Even though in 1857 the telegraph was available in major towns throughout the United States, no one had a unit in their home–and certainly not in their children’s bedrooms.
Eventually the telephone became quite popular and was not just located in the midst of the community, but each person had one in their house. But rarely was it placed in any area but the living room or the kitchen.
Likewise, when the radio became the craze, there was a big family unit, usually located near the fireplace, where everyone would gather to listen to the shows, indulge in entertainment and giggle or shiver together. No one even thought about buying a radio just for Jimmy or Sally’s room.
The television set–what an advancement. Certainly there was disagreement among family members about what shows to watch, especially with the limited number of networks. Still, the new box remained in the family room, with very few people being able to afford a second unit elsewhere in the house.
We were locked into one another. Some people might even say “confined.” We were dependent–often inter-dependent with other families and communities. We were forced to have meals together because the possibility of having the instant gratification of fast food or warming something in a microwave was decades away.

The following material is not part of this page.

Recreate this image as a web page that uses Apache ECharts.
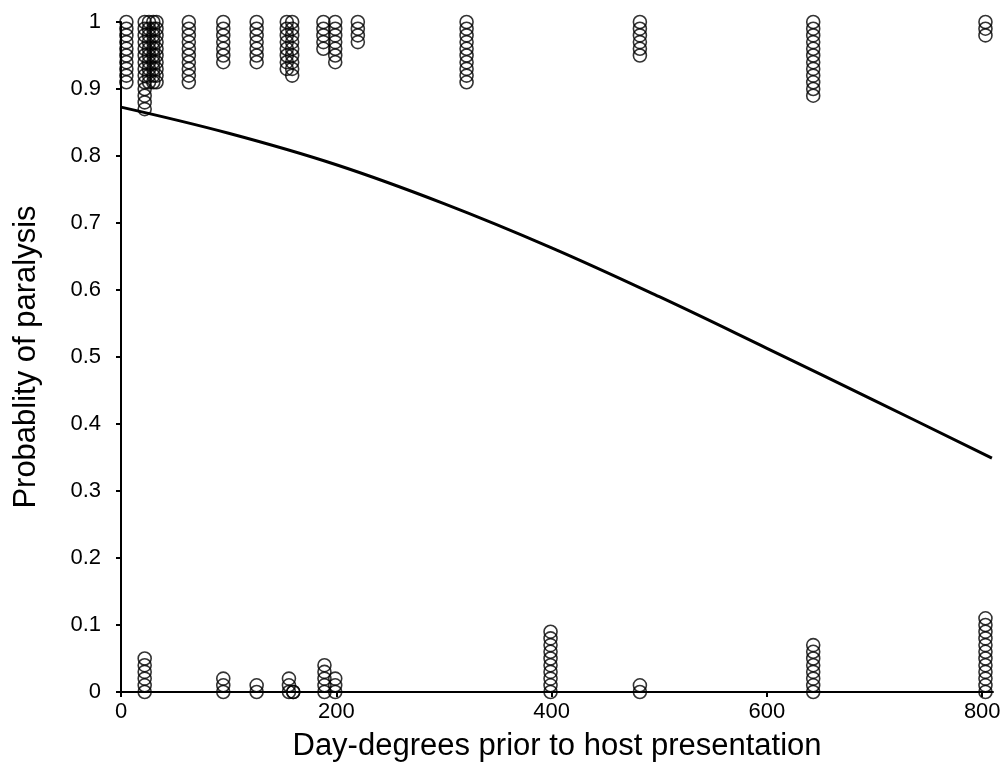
<!DOCTYPE html>
<html>
<head>
<meta charset="utf-8">
<script src="https://cdn.jsdelivr.net/npm/echarts@6/dist/echarts.min.js"></script>
<style>html,body{margin:0;padding:0;background:#fff}#c{width:1003px;height:778px}</style>
</head>
<body>
<div id="c"></div>
<script>
// Observed outcomes: [day-degrees, [jittered probabilities...]]
const paralysedPoints = [
  [5,   [1.00,0.99,0.98,0.97,0.96,0.95,0.94,0.93,0.92,0.91]],
  [22,  [1.00,0.99,0.98,0.97,0.96,0.95,0.94,0.93,0.92,0.91,0.90,0.89,0.88,0.87]],
  [26,  [1.00,0.99,0.98,0.97,0.96,0.95,0.94,0.93,0.92,0.91]],
  [30,  [1.00,0.99,0.98,0.97,0.96,0.95,0.94,0.93,0.92,0.91]],
  [33,  [1.00,0.99,0.98,0.97,0.96,0.95,0.94,0.93,0.92,0.91]],
  [63,  [1.00,0.99,0.98,0.97,0.96,0.95,0.94,0.93,0.92,0.91]],
  [95,  [1.00,0.99,0.98,0.97,0.96,0.95,0.94]],
  [126, [1.00,0.99,0.98,0.97,0.96,0.95,0.94]],
  [154, [1.00,0.99,0.98,0.97,0.96,0.95,0.94,0.93]],
  [159, [1.00,0.99,0.98,0.97,0.96,0.95,0.94,0.93,0.92]],
  [188, [1.00,0.99,0.98,0.97,0.96]],
  [199, [1.00,0.99,0.98,0.97,0.96,0.95,0.94]],
  [220, [1.00,0.99,0.98,0.97]],
  [321, [1.00,0.99,0.98,0.97,0.96,0.95,0.94,0.93,0.92,0.91]],
  [482, [1.00,0.99,0.98,0.97,0.96,0.95]],
  [643, [1.00,0.99,0.98,0.97,0.96,0.95,0.94,0.93,0.92,0.91,0.90,0.89]],
  [803, [1.00,0.99,0.98]]
];
const notParalysedPoints = [
  [22,  [0.00,0.01,0.02,0.03,0.04,0.05]],
  [95,  [0.00,0.01,0.02]],
  [126, [0.00,0.01]],
  [156, [0.00,0.01,0.02]],
  [160, [0.00,0.00]],
  [189, [0.00,0.01,0.02,0.03,0.04]],
  [199, [0.00,0.01,0.02]],
  [399, [0.00,0.01,0.02,0.03,0.04,0.05,0.06,0.07,0.08,0.09]],
  [482, [0.00,0.01]],
  [643, [0.00,0.01,0.02,0.03,0.04,0.05,0.06,0.07]],
  [803, [0.00,0.01,0.02,0.03,0.04,0.05,0.06,0.07,0.08,0.09,0.10,0.11]]
];
// Fitted curve
const curveX = [0, 100, 200, 300, 400, 500, 600, 700, 809];
const curveY = [0.873, 0.834, 0.787, 0.729, 0.663, 0.590, 0.513, 0.435, 0.349];
const xTicks = [0, 200, 400, 600, 800];

const scatterData = [];
[paralysedPoints, notParalysedPoints].forEach(g => g.forEach(([x, ys]) => ys.forEach(y => scatterData.push([x, y]))));
const lineData = curveX.map((x, i) => [x, curveY[i]]);

const chart = echarts.init(document.getElementById('c'), null, {renderer: 'canvas'});
const font = 'Liberation Sans, Arial, sans-serif';
chart.setOption({
  animation: false,
  backgroundColor: '#fff',
  grid: {left: 121, right: 10, top: 22, bottom: 86, containLabel: false, outerBoundsMode: 'none'},
  xAxis: {
    type: 'value', min: 0, max: 810,
    name: 'Day-degrees prior to host presentation',
    nameLocation: 'middle', nameGap: 39,
    nameTextStyle: {fontFamily: font, fontSize: 31, color: '#000'},
    axisLine: {show: true, onZero: false, lineStyle: {color: '#000', width: 2}},
    axisTick: {show: true, length: 5, lineStyle: {color: '#000', width: 2}, customValues: xTicks},
    axisLabel: {fontFamily: font, fontSize: 22, color: '#000', margin: 9, customValues: xTicks},
    splitLine: {show: false}
  },
  yAxis: {
    type: 'value', min: 0, max: 1, interval: 0.1,
    name: 'Probablity of paralysis',
    nameLocation: 'middle', nameGap: 79,
    nameTextStyle: {fontFamily: font, fontSize: 31, color: '#000'},
    axisLine: {show: true, lineStyle: {color: '#000', width: 2}},
    axisTick: {show: true, length: 5, lineStyle: {color: '#000', width: 2}},
    axisLabel: {fontFamily: font, fontSize: 22, color: '#000', margin: 20},
    splitLine: {show: false}
  },
  series: [
    {
      type: 'scatter', data: scatterData, symbol: 'circle', symbolSize: 13,
      itemStyle: {color: 'rgba(0,0,0,0)', borderColor: '#000', borderWidth: 1.6},
      z: 2
    },
    {
      type: 'line', data: lineData, smooth: 0.4, showSymbol: false, symbol: 'none',
      lineStyle: {color: '#000', width: 3}, z: 3
    }
  ]
});
</script>
</body>
</html>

And then came the cell phone. At first it was a novelty used for emergencies. But as the Internet came floating into the Cloud, a merger was formed in which the cell phone could become a computer and bring the Web into anybody’s possession who held the magic piece in his or her hands.

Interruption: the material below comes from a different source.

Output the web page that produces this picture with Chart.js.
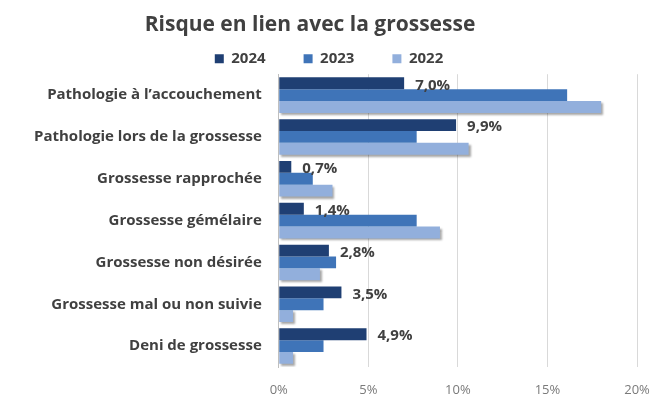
<!DOCTYPE html>
<html lang="fr">
<head>
<meta charset="utf-8">
<script src="https://cdn.jsdelivr.net/npm/chart.js@4"></script>
<style>
  html, body { margin: 0; padding: 0; background: #fff; }
  #wrap { width: 657px; height: 398px; position: relative; }
</style>
</head>
<body>
<div id="wrap"><canvas id="chart"></canvas></div>
<script>
// Données
const categories = [
  'Pathologie à l\u2019accouchement',
  'Pathologie lors de la grossesse',
  'Grossesse rapprochée',
  'Grossesse gémélaire',
  'Grossesse non désirée',
  'Grossesse mal ou non suivie',
  'Deni de grossesse'
];
const years = ['2024', '2023', '2022'];
const values2024 = [7.0, 9.9, 0.7, 1.4, 2.8, 3.5, 4.9];
const values2023 = [16.1, 7.7, 1.9, 7.7, 3.2, 2.5, 2.5];
const values2022 = [18.0, 10.6, 3.0, 9.0, 2.3, 0.8, 0.8];
const xTicks = [0, 5, 10, 15, 20];

const colors = ['#1f3f73', '#3f74b8', '#92afdc'];
const ink = '#404040';
const fontFamily = '"Open Sans", Lato, sans-serif';

function pct(v) {
  return v.toFixed(1).replace('.', ',') + '%';
}

// Ombre grise sous les barres 2022
const shadowPlugin = {
  id: 'shadow2022',
  beforeDatasetDraw(chart, args) {
    if (args.index !== 2) return;
    const ctx = chart.ctx;
    ctx.save();
    ctx.shadowColor = 'rgba(0,0,0,0.35)';
    ctx.shadowOffsetX = 2;
    ctx.shadowOffsetY = 2;
    ctx.shadowBlur = 2;
  },
  afterDatasetDraw(chart, args) {
    if (args.index !== 2) return;
    chart.ctx.restore();
  }
};

// Étiquettes des valeurs 2024
const labelPlugin = {
  id: 'labels2024',
  afterDatasetsDraw(chart) {
    const ctx = chart.ctx;
    const meta = chart.getDatasetMeta(0);
    ctx.save();
    ctx.font = 'bold 15px ' + fontFamily;
    ctx.fillStyle = ink;
    ctx.textAlign = 'left';
    ctx.textBaseline = 'middle';
    meta.data.forEach((bar, i) => {
      ctx.fillText(pct(values2024[i]), bar.x + 11, bar.y + 2);
    });
    ctx.restore();
  }
};

// Légende plus serrée en hauteur, titre et légende décalés vers la gauche comme l'original
const layoutTweaks = {
  id: 'layoutTweaks',
  beforeInit(chart) {
    const legend = chart.legend;
    if (!legend) return;
    const fit = legend.fit;
    legend.fit = function () {
      fit.call(this);
      this.height -= 2;
    };
  },
  afterLayout(chart) {
    const t = chart.titleBlock;
    if (t) { t.left -= 26; t.right -= 26; }
    const l = chart.legend;
    if (l) { l.left -= 7; l.right -= 7; }
  }
};

new Chart(document.getElementById('chart'), {
  type: 'bar',
  data: {
    labels: categories,
    datasets: [values2024, values2023, values2022].map((vals, i) => ({
      label: years[i],
      data: vals,
      backgroundColor: colors[i],
      borderWidth: 0,
      categoryPercentage: 0.85,
      barPercentage: 1.0
    }))
  },
  options: {
    indexAxis: 'y',
    responsive: true,
    maintainAspectRatio: false,
    animation: false,
    layout: { padding: { left: 25, right: 10, top: 0, bottom: 1 } },
    plugins: {
      title: {
        display: true,
        text: 'Risque en lien avec la grossesse',
        color: ink,
        font: { family: fontFamily, size: 21, weight: 'bold' },
        padding: { top: 12, bottom: -24 }
      },
      legend: {
        display: true,
        position: 'top',
        labels: {
          color: ink,
          boxWidth: 9,
          boxHeight: 9,
          padding: 38,
          font: { family: fontFamily, size: 15, weight: 'bold' }
        }
      },
      tooltip: { enabled: false }
    },
    scales: {
      x: {
        min: 0,
        max: 20,
        afterBuildTicks: (axis) => { axis.ticks = xTicks.map(v => ({ value: v })); },
        afterFit: (axis) => { axis.height = 30; axis.paddingRight = 20; },
        ticks: {
          color: '#7a7a7a',
          padding: 15,
          font: { family: fontFamily, size: 13 },
          callback: v => v + '%'
        },
        grid: { color: '#d9d9d9', drawTicks: false },
        border: { display: false }
      },
      y: {
        ticks: {
          color: ink,
          padding: 9,
          font: { family: fontFamily, size: 15, weight: 'bold' }
        },
        grid: { display: false },
        border: { color: '#bfbfbf' }
      }
    }
  },
  plugins: [shadowPlugin, labelPlugin, layoutTweaks]
});
</script>
</body>
</html>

At this point, for some reason or another, we made a major decision that it was wrong to prevent any family member from having his or her own communication device. We decided we didn’t need to share anymore. We concluded that being privately entertained or informed was adequate. We have now reached the point that children of seven or eight years just assume they should have their own.
We lament that folks seem to be glued to their tiny screens, never making eye contact with one another. We even have television specials which suggest that we’re losing personal contact with our fellow humans.
But most of us never see those shows or hear the reports. We can quickly tune away from them to something much more intriguing.
G-Pop knows that if he were to suggest that we’ve actually hampered our ability to understand one another through our cell phones, he would be considered an old fogey–except that the term “old fogey” is also out-dated.
G-Pop supposes he could become adamant or evangelical to see cell phone use tamed to such an extent that human communication would once again be possible.
But he realizes there’s no need to fuss about it.